Итак, после разговора с Ш.-О. Карбонелем я решил в меру своих возможностей предпринять кое-какие шаги, направленные на популяризацию в советских журналах достижений французских историков, не придерживавшихся марксистской методологии. После кончины В.М. Далина в 1985 г. у меня возникли затруднения с публикацией статей во «Французском ежегоднике», и я стал сотрудничать с журналом «Новая и новейшая история». К руководителям журнала, ныне покойным Е.И. Тряпицину и В.Д. Вознесенскому, я обратился в 1988 г. с предложением написать рецензию на только что появившуюся книгу Ж. Годшо «Французская революция. Комментированная хронология, 1787–1799». Вот там-то, в одной из сносок, с согласия
B. Д. Вознесенского, к которому всегда относился с глубоким и искренним уважением, я выразил свое недоумение характеристикой Ж. Годшо как «буржуазного историка»[554].

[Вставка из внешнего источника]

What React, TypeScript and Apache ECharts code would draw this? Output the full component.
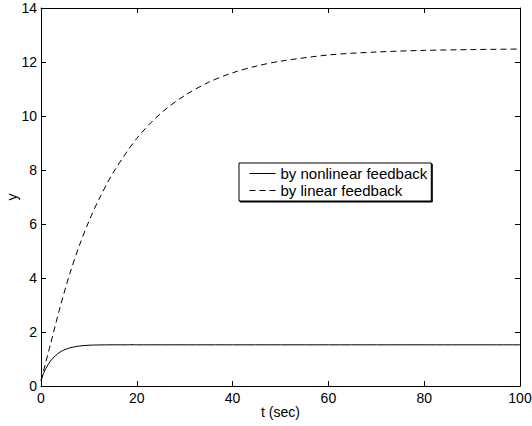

Как только эта рецензия была написана, я сообщил о том Ж. Годшо. Будучи олицетворением пунктуальности, о чем я могу судить исходя из нашей переписки [555], он сразу же мне ответил и выразил свою признательность[556]. Увы, эту рецензию ему уже не было суждено увидеть в опубликованном виде. Но на этот раз меня поблагодарили члены его семьи. Несмотря на высказанные мной некоторые критические соображения, в том числе в связи с теорией «атлантической» революции, его сын Тьерри Годшо, проживающий в Париже, написал: «Рецензия на работу моего отца “Хронологические комментарии Французской революции’à в журнале “Новая и новейшая история’à получена моей матерью, поручившей мне поблагодарить Вас. Она очень тронута вниманием и хвалебными оценками, которые Вы сочли возможным высказать о последней книге моего отца»[557].